The Stigmata as Charism. St. Bonaventure's Life of Francis and subsequent magisterial recognition of the stigmata (referenced approvingly by Pope Benedict XVI in his Verbum Domini §48) treat Paul's verse as the seed of this extraordinary gift, in which certain saints are conformed to Christ's Passion in a bodily way. This is not mere mimicry but, the tradition holds, a participation in Christ's redemptive suffering — what Paul calls in Colossians 1:24 "filling up what is lacking in the afflictions of Christ."

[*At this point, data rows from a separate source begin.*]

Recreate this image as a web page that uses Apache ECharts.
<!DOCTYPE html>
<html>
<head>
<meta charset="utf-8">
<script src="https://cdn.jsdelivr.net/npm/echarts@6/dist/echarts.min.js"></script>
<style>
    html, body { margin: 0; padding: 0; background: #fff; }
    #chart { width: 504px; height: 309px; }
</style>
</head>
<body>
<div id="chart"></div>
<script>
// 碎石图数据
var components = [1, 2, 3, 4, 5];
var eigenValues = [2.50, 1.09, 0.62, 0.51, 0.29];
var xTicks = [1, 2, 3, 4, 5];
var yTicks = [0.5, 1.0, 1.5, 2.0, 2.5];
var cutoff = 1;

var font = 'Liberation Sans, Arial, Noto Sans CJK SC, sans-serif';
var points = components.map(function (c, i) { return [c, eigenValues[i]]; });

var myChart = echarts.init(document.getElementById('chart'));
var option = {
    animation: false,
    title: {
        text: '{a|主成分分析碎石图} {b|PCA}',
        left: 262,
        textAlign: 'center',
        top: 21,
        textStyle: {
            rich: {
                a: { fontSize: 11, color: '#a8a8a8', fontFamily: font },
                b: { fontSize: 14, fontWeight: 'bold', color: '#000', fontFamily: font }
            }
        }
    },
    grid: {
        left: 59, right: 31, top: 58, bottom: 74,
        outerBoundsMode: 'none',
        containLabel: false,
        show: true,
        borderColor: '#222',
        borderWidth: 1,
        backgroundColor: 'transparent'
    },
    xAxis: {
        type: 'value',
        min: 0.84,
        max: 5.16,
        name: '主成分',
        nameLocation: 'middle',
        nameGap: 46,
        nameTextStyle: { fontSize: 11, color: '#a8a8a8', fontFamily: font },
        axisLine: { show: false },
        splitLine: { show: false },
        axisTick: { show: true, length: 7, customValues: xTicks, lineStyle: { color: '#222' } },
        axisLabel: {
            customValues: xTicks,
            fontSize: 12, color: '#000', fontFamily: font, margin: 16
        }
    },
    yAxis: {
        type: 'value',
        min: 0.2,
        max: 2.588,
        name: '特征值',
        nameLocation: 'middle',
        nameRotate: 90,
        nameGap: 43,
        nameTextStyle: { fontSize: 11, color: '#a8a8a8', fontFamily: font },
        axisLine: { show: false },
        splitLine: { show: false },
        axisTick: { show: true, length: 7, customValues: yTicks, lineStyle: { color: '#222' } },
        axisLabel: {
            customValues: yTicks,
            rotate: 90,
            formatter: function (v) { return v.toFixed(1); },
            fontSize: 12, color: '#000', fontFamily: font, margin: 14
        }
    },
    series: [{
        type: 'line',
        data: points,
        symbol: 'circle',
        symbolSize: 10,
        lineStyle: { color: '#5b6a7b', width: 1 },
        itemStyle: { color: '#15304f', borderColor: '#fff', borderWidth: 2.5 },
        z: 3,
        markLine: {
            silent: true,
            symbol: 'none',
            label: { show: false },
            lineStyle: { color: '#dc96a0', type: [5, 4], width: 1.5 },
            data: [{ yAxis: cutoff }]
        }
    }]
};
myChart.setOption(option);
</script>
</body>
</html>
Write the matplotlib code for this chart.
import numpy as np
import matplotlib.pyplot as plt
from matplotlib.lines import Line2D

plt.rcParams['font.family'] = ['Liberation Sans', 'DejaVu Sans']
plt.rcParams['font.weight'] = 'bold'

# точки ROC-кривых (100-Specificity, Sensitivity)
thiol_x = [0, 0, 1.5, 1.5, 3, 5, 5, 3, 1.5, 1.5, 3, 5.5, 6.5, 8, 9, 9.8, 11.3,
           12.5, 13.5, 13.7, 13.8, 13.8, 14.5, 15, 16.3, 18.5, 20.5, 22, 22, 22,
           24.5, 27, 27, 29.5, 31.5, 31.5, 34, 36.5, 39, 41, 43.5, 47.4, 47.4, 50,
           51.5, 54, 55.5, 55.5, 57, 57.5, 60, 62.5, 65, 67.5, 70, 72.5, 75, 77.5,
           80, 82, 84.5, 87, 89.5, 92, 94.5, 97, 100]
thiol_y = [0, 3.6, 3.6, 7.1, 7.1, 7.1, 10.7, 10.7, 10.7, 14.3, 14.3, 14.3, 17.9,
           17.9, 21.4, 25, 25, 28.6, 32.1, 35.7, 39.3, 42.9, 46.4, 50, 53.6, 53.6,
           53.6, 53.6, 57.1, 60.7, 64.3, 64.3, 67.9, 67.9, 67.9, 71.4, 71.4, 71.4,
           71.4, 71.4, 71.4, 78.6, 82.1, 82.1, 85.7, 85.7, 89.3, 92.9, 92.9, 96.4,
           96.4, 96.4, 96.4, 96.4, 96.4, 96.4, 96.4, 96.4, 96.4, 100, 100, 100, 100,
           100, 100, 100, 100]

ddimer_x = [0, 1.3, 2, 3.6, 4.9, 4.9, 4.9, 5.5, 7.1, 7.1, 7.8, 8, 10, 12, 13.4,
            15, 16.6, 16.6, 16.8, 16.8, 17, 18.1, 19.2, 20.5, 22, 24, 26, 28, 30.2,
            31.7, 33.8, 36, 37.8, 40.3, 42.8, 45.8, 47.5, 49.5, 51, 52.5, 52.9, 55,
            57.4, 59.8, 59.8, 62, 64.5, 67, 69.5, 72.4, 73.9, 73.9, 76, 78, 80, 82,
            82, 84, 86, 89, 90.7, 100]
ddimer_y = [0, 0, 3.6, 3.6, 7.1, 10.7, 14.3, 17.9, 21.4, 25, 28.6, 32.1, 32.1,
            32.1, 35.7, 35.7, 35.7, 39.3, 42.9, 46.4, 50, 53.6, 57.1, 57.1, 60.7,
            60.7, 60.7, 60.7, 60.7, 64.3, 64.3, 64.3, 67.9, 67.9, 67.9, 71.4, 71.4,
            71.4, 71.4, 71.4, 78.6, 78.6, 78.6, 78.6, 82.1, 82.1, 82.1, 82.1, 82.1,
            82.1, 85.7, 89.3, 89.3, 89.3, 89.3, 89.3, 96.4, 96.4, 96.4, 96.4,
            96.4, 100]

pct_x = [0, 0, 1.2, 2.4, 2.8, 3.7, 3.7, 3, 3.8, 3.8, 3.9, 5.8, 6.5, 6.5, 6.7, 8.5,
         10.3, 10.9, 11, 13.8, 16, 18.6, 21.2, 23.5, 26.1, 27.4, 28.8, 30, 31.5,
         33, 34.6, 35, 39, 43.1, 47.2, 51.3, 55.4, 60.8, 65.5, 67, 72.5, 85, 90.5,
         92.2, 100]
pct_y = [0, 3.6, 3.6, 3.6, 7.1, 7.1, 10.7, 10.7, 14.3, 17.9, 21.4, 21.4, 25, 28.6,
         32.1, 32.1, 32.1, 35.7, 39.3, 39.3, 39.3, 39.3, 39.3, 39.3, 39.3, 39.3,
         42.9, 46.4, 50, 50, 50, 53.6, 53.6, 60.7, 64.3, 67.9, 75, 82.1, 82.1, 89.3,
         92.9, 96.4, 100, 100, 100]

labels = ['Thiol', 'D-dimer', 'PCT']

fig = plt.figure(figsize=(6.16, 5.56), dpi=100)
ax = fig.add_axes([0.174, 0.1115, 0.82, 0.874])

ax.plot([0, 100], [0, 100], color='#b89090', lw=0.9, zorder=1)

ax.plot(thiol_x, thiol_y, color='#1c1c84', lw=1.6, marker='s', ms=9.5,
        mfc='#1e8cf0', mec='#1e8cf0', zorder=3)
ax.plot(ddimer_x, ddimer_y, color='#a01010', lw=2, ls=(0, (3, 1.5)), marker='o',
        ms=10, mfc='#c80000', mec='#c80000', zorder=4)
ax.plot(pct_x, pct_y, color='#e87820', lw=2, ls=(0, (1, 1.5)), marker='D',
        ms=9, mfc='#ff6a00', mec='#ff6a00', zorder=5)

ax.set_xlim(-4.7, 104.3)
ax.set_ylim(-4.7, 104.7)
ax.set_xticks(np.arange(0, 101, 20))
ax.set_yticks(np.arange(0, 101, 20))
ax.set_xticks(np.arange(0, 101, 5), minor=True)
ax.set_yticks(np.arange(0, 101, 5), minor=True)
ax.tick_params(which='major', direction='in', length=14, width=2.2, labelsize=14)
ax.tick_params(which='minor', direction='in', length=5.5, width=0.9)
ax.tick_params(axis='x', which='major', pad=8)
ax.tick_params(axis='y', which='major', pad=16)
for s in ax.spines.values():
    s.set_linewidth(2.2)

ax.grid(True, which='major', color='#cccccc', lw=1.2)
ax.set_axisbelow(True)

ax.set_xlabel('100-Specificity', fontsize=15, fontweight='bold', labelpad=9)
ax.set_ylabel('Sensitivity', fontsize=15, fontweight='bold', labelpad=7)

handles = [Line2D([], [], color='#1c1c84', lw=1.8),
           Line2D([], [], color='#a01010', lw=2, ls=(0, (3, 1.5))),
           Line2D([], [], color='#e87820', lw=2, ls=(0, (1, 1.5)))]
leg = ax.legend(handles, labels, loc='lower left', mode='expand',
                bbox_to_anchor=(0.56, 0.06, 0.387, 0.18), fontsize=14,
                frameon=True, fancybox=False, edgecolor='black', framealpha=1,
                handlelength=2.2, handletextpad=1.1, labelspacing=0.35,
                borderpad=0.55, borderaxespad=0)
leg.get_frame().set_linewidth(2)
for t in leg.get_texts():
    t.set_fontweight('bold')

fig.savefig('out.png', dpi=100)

Grace as the Final Word. St. Augustine's anti-Pelagian writings, confirmed by the Council of Orange (529 A.D.) and reiterated throughout Catholic teaching, insist that grace is always prior — it precedes and enables every human response to God. That Paul ends with grace in a letter entirely devoted to arguing against works-righteousness is, for Augustine, the theological clincher: "Our heart is restless until it rests in Thee" (Confessions I.1) — and even that rest is grace.

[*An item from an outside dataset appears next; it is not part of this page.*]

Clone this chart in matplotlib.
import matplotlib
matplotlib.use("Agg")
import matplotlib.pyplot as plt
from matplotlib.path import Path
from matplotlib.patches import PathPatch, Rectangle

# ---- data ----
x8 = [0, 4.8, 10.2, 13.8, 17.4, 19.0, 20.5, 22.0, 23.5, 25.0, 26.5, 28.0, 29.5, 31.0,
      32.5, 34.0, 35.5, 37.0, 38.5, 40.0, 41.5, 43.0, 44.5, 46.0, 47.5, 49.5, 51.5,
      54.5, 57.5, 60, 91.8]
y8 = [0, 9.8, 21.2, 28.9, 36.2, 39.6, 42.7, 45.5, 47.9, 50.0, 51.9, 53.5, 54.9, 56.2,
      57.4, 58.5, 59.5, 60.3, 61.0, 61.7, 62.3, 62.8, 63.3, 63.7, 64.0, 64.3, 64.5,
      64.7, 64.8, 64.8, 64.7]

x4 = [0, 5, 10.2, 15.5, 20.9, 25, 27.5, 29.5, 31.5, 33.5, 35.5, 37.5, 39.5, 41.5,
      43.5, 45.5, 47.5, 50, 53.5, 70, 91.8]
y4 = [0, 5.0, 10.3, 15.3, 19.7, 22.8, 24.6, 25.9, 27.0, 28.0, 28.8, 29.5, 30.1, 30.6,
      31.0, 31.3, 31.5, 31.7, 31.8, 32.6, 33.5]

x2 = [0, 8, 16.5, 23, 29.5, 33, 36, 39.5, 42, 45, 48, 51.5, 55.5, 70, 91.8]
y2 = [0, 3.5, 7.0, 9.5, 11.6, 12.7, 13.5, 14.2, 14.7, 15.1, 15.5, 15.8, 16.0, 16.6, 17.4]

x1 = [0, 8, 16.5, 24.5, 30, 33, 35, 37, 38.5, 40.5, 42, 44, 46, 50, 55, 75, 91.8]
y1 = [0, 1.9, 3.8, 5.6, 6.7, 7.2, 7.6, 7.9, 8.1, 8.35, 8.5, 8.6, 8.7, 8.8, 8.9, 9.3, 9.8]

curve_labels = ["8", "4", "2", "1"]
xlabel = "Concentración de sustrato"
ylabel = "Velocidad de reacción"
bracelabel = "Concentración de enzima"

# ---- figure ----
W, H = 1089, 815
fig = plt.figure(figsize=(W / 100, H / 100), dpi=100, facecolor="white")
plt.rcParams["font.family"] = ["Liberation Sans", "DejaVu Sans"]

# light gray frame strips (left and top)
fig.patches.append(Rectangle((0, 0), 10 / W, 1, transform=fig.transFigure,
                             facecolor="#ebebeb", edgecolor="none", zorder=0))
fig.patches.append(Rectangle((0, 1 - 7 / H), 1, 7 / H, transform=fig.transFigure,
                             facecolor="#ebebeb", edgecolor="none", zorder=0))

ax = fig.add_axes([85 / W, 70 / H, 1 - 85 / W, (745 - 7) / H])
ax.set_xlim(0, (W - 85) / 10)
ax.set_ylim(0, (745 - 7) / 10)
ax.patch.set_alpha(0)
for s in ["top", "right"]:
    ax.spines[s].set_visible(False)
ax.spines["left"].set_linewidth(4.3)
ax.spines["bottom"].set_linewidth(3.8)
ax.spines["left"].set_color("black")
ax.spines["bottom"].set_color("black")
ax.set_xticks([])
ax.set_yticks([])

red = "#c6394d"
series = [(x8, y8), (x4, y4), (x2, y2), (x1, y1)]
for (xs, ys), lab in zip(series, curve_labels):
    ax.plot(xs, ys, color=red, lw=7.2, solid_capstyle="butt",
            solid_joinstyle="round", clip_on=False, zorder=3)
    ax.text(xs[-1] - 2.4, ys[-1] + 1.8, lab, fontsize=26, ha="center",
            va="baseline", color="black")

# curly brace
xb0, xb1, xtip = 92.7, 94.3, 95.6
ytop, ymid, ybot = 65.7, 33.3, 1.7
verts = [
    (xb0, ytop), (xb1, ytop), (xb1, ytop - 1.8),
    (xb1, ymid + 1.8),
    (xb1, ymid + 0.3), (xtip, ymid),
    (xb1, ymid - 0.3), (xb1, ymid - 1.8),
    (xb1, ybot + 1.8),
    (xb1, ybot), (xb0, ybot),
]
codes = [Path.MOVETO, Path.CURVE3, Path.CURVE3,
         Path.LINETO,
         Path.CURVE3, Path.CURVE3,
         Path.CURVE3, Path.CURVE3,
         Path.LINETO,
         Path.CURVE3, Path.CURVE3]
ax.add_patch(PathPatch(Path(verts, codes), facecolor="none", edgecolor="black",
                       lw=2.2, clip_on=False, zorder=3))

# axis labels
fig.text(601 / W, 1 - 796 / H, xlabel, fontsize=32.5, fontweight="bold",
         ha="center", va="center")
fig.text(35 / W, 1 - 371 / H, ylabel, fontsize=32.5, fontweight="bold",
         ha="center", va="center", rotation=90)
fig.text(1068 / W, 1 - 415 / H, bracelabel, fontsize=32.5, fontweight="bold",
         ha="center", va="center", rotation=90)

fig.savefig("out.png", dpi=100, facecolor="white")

For contemporary Catholics, verse 17 poses a demanding question: what marks does your discipleship actually leave on you? In an age when Christian identity can be maintained almost entirely at the level of opinion, social media affiliation, or occasional Mass attendance, Paul's stigmata challenge us to consider whether our faith costs us anything bodily, socially, professionally, or relationally. This is not a call to seek suffering for its own sake — the Church has never taught that — but a call to honest self-examination. Have I ever been passed over for a promotion because I refused to compromise my ethics? Have I been excluded from a conversation because I spoke the truth about human dignity? Have I physically served the poor, the sick, or the dying in ways that were inconvenient or exhausting?

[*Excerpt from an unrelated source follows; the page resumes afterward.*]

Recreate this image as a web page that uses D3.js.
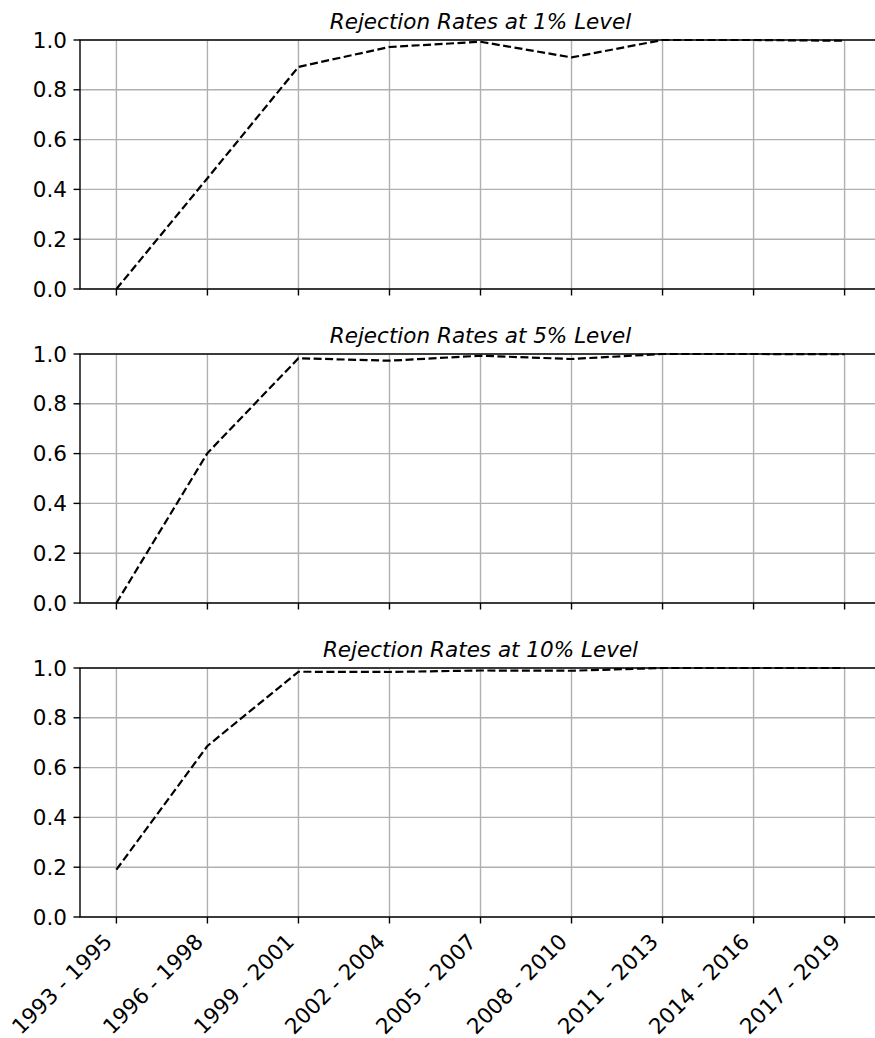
<!DOCTYPE html>
<html>
<head>
<meta charset="utf-8">
<script src="https://cdn.jsdelivr.net/npm/d3@7"></script>
<style>
  html, body { margin: 0; padding: 0; background: #fff; }
  svg { display: block; font-family: "DejaVu Sans", sans-serif; }
</style>
</head>
<body>
<svg id="chart" width="875" height="1038"></svg>
<script>
const periods = ["1993 - 1995", "1996 - 1998", "1999 - 2001", "2002 - 2004", "2005 - 2007",
                 "2008 - 2010", "2011 - 2013", "2014 - 2016", "2017 - 2019"];
const rates1  = [0.0, 0.445, 0.892, 0.972, 0.993, 0.930, 1.0, 1.0, 0.997];
const rates5  = [0.0, 0.602, 0.983, 0.973, 0.993, 0.980, 1.0, 1.0, 0.999];
const rates10 = [0.19, 0.687, 0.985, 0.984, 0.990, 0.989, 1.0, 1.0, 1.0];
const titles  = ["Rejection Rates at 1% Level", "Rejection Rates at 5% Level", "Rejection Rates at 10% Level"];
const yTicks  = [0.0, 0.2, 0.4, 0.6, 0.8, 1.0];

const panels = [
  { title: titles[0], values: rates1,  top: 40,  bottom: 289 },
  { title: titles[1], values: rates5,  top: 354, bottom: 603 },
  { title: titles[2], values: rates10, top: 668, bottom: 917 }
];

const svg = d3.select("#chart");
const left = 80, right = 881;
const x = d3.scaleLinear().domain([-0.4, periods.length - 1 + 0.4]).range([left, right]);
const fs = 21.5;
const tickLen = 6.5, tickPad = 6.5;

panels.forEach((p, pi) => {
  const y = d3.scaleLinear().domain([0, 1]).range([p.bottom, p.top]);
  const g = svg.append("g");

  // grid
  g.selectAll(".vg").data(periods).enter().append("line")
    .attr("x1", (d, i) => x(i)).attr("x2", (d, i) => x(i))
    .attr("y1", p.top).attr("y2", p.bottom)
    .attr("stroke", "#b0b0b0").attr("stroke-width", 1.4);
  g.selectAll(".hg").data(yTicks).enter().append("line")
    .attr("x1", left).attr("x2", right)
    .attr("y1", d => y(d)).attr("y2", d => y(d))
    .attr("stroke", "#b0b0b0").attr("stroke-width", 1.4);

  // data line
  const line = d3.line().x((d, i) => x(i)).y(d => y(d));
  g.append("path").datum(p.values)
    .attr("d", line)
    .attr("fill", "none")
    .attr("stroke", "#000")
    .attr("stroke-width", 2.2)
    .attr("stroke-dasharray", "8,3.5");

  // spines
  g.append("rect").attr("x", left).attr("y", p.top)
    .attr("width", right - left).attr("height", p.bottom - p.top)
    .attr("fill", "none").attr("stroke", "#000").attr("stroke-width", 1.4);

  // y ticks
  yTicks.forEach(t => {
    g.append("line").attr("x1", left - tickLen).attr("x2", left)
      .attr("y1", y(t)).attr("y2", y(t)).attr("stroke", "#000").attr("stroke-width", 1.4);
    g.append("text").attr("x", left - tickLen - tickPad).attr("y", y(t))
      .attr("text-anchor", "end").attr("dominant-baseline", "central")
      .attr("font-size", fs).attr("fill", "#000").text(t.toFixed(1));
  });

  // x ticks
  periods.forEach((d, i) => {
    g.append("line").attr("x1", x(i)).attr("x2", x(i))
      .attr("y1", p.bottom).attr("y2", p.bottom + tickLen)
      .attr("stroke", "#000").attr("stroke-width", 1.4);
  });

  if (pi === panels.length - 1) {
    periods.forEach((d, i) => {
      g.append("text")
        .attr("transform", `translate(${x(i) - 3},${p.bottom + 26}) rotate(-45)`)
        .attr("text-anchor", "end")
        .attr("font-size", fs).attr("fill", "#000").text(d);
    });
  }

  // title
  g.append("text").attr("x", (left + right) / 2).attr("y", p.top - 11)
    .attr("text-anchor", "middle").attr("font-size", fs).attr("font-style", "italic")
    .attr("fill", "#000").text(p.title);
});
</script>
</body>
</html>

Verse 18's benediction offers both comfort and orientation. In a culture that addresses people's appetites, anxieties, and identities, Paul's grace is directed to the spirit — the deepest self, beneath performance and persona. Before the next parish meeting, difficult family dinner, or moral decision, Catholics can receive this benediction as a genuine prayer: that the grace of Christ would reach not just their surface behavior but their spirit — and from there, transform everything else.
Verse 18 — "The grace of our Lord Jesus Christ be with your spirit, brothers. Amen."
Paul's benedictions are never formulaic filler. The word grace (χάρις) here closes a letter that opened with exactly the same word (Galatians 1:3) and that has argued throughout that grace — not law, not circumcision, not human effort — is the fundamental structure of Christian existence. The benediction is thus a theological recapitulation in miniature: the letter ends where it began and where all Christian life begins, with the unearned, transformative favor of God in Jesus Christ.
Uniquely, Paul addresses this grace to their spirit (πνεύματι ὑμῶν) rather than the more common "you" or "you all." This is not accidental. Throughout Galatians, Paul has contrasted life "according to the flesh" — the circumcision party's fixation on bodily rites — with life "according to the Spirit" (Galatians 5:16–25). By directing the benediction to their spirit, he signals: this is the terrain where grace operates, this is the deepest core of the person, this is where freedom in Christ is won or lost.
The final word, Amen — a Hebrew affirmation meaning "so be it" or "it is true" — seals the whole with the Church's ancient liturgical voice, reminding the Galatians (and us) that this letter was written to be read aloud in the assembly, as part of the Church's prayer.